- Awarded for: To reward excellence in the field of heterocyclic chemistry
- Sponsored by: Royal Society of Chemistry
- Date: 2008
- Reward: £2000
- Website: www.rsc.org/standards-and-recognition/prizes/interest-group-prizes/charles-rees-award

= Charles Rees Award =

Award in the field of chemistry

The Charles Rees Award is granted by the Royal Society of Chemistry to "reward excellence in the field of heterocyclic chemistry". It was established in 2008 and is awarded biennially.
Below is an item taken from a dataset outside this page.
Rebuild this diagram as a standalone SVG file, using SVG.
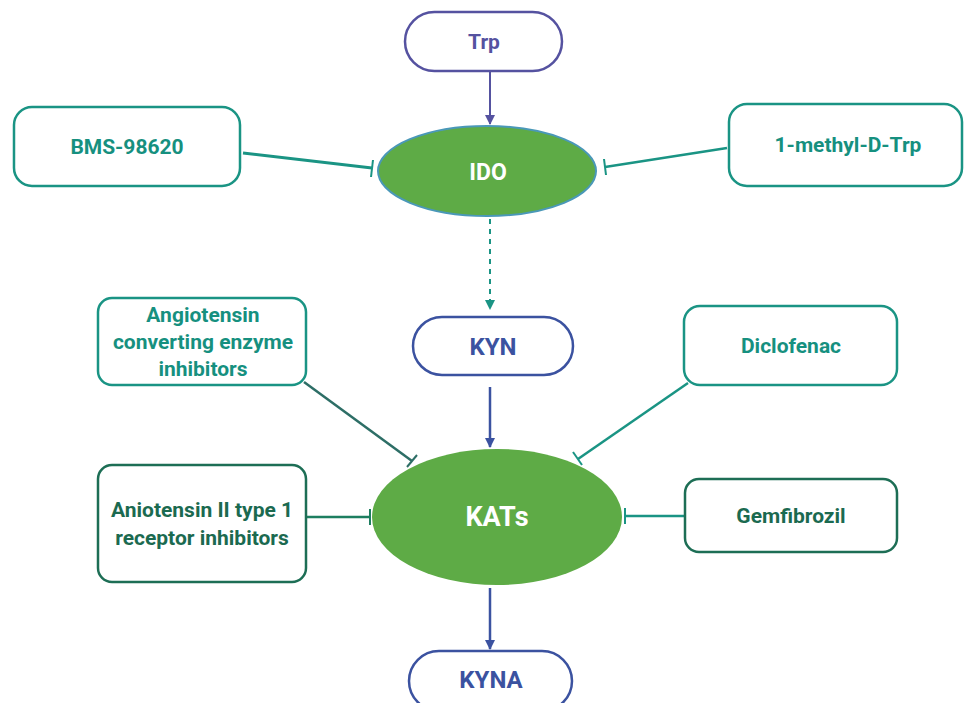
<svg xmlns="http://www.w3.org/2000/svg" width="964" height="703" viewBox="0 0 964 703">
<style>
.lbl{font-family:Roboto,"Liberation Sans",sans-serif;font-weight:bold;text-anchor:middle;dominant-baseline:central}
.box{fill:#fff;stroke-width:2.5}
.teal{stroke:#1a9484}
.dkg{stroke:#1d6e55}
.tt{fill:#16907f;font-size:21px}
.tg{fill:#1b6a50;font-size:21px}
</style>
<defs>
<marker id="ap" markerWidth="10" markerHeight="10" refX="9" refY="5" orient="auto" markerUnits="userSpaceOnUse" viewBox="0 0 10 10"><path d="M0,0 L10,5 L0,10 z" fill="#5552a0"/></marker>
<marker id="ab" markerWidth="10" markerHeight="10" refX="9" refY="5" orient="auto" markerUnits="userSpaceOnUse" viewBox="0 0 10 10"><path d="M0,0 L10,5 L0,10 z" fill="#3b52a0"/></marker>
<marker id="at" markerWidth="10" markerHeight="10" refX="9" refY="5" orient="auto" markerUnits="userSpaceOnUse" viewBox="0 0 10 10"><path d="M0,0 L10,5 L0,10 z" fill="#1a9484"/></marker>
</defs>
<rect width="964" height="703" fill="#fff"/>
<g id="connectors" fill="none">
<line x1="490" y1="72" x2="490" y2="124" stroke="#5552a0" stroke-width="2" marker-end="url(#ap)"/>
<line x1="490" y1="219" x2="490" y2="309" stroke="#1a9484" stroke-width="2" stroke-dasharray="5,5" marker-end="url(#at)"/>
<line x1="490" y1="387" x2="490" y2="447" stroke="#3b52a0" stroke-width="2.5" marker-end="url(#ab)"/>
<line x1="490" y1="588" x2="490" y2="649" stroke="#3b52a0" stroke-width="2.5" marker-end="url(#ab)"/>
<g stroke="#1a9484" stroke-width="3">
<line x1="243" y1="153" x2="372" y2="168"/>
<line x1="373" y1="160" x2="371" y2="177" stroke-width="2"/>
</g>
<g stroke="#1a9484" stroke-width="2.5">
<line x1="727" y1="148" x2="605" y2="167"/>
<line x1="604" y1="159" x2="606" y2="175" stroke-width="2"/>
</g>
<g stroke="#2d6e66" stroke-width="2.5">
<line x1="304" y1="382" x2="412" y2="461"/>
<line x1="417" y1="455" x2="407" y2="467" stroke-width="2"/>
</g>
<g stroke="#1a9484" stroke-width="2.5">
<line x1="688" y1="383" x2="578" y2="459"/>
<line x1="573" y1="452" x2="582" y2="465" stroke-width="2"/>
</g>
<g stroke="#1d7e60" stroke-width="2.5">
<line x1="307" y1="517" x2="370" y2="517"/>
<line x1="370" y1="509" x2="370" y2="525" stroke-width="2"/>
</g>
<g stroke="#1a9484" stroke-width="2.5">
<line x1="684" y1="516" x2="625" y2="516"/>
<line x1="625" y1="508" x2="625" y2="524" stroke-width="2"/>
</g>
</g>
<g id="trp">
<rect x="405" y="12" width="157" height="59" rx="29.5" class="box" stroke="#5552a0"/>
<text x="484" y="42" class="lbl" fill="#5552a0" font-size="21">Trp</text>
</g>
<g id="ido">
<ellipse cx="487" cy="171" rx="109" ry="45" fill="#5eab46" stroke="#4a98b8" stroke-width="2"/>
<text x="488" y="172" class="lbl" fill="#fff" font-size="23">IDO</text>
</g>
<g id="bms">
<rect x="14" y="107" width="226" height="79" rx="18" class="box teal"/>
<text x="127" y="147" class="lbl tt">BMS-98620</text>
</g>
<g id="mdtrp">
<rect x="729" y="104" width="233" height="82" rx="18" class="box teal"/>
<text x="848" y="145" class="lbl tt">1-methyl-D-Trp</text>
</g>
<g id="kyn">
<rect x="413" y="317" width="160" height="58" rx="29" class="box" stroke="#3b52a0"/>
<text x="493" y="347" class="lbl" fill="#3b52a0" font-size="24">KYN</text>
</g>
<g id="ace">
<rect x="98" y="298" width="208" height="87" rx="14" class="box teal"/>
<text x="203" y="315" class="lbl tt">Angiotensin</text>
<text x="203" y="342" class="lbl tt">converting enzyme</text>
<text x="203" y="369" class="lbl tt">inhibitors</text>
</g>
<g id="diclofenac">
<rect x="684" y="306" width="213" height="79" rx="16" class="box teal"/>
<text x="791" y="346" class="lbl tt">Diclofenac</text>
</g>
<g id="kats">
<ellipse cx="497" cy="517" rx="125" ry="68" fill="#5eab46"/>
<text x="497" y="517" class="lbl" fill="#fff" font-size="27">KATs</text>
</g>
<g id="at1">
<rect x="98" y="465" width="208" height="117" rx="14" class="box dkg"/>
<text x="202" y="510" class="lbl tg">Aniotensin II type 1</text>
<text x="202" y="538" class="lbl tg">receptor inhibitors</text>
</g>
<g id="gemfibrozil">
<rect x="685" y="479" width="212" height="73" rx="14" class="box dkg"/>
<text x="791" y="516" class="lbl tg">Gemfibrozil</text>
</g>
<g id="kyna">
<rect x="409" y="651" width="163" height="60" rx="30" class="box" stroke="#3b52a0"/>
<text x="491" y="680" class="lbl" fill="#3b52a0" font-size="24">KYNA</text>
</g>
</svg>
The winner receives £2000, a medal and a certificate, and delivers a lecture at the Lakeland Symposium, Grasmere, UK. Winners are chosen by the Heterocyclic and Synthesis Group, overseen by the Organic Division Awards Committee.

==Previous winners==
Source: Royal Society of Chemistry
- 2024 – Darren Dixon, University of Oxford
- 2020 – David Procter
- 2018 – Andrew Smith, University of St Andrews, " for the development of organocatalysis methodology to synthesise new heterocyclic ring systems"
- 2016 – John Murphy, University of Strathclyde, "for his highly innovative studies on the preparation, properties and applications of very reactive heterocycles"
- 2014 – Timothy J. Donohoe, University of Oxford, "for his multiple contributions to modern heterocyclic chemistry".
- 2012 – Christopher J. Moody, University of Nottingham, "in recognition of his numerous outstanding contributions to heterocyclic chemistry, including the synthesis of a variety of heterocycles of biological interest, over a period of many years".
- 2010 – Anthony Barrett, Imperial College London, "in recognition of his outstanding contributions to synthetic and heterocyclic chemistry ranging from the total synthesis of complex natural products to the synthesis of multimetallic porphyrazine arrays."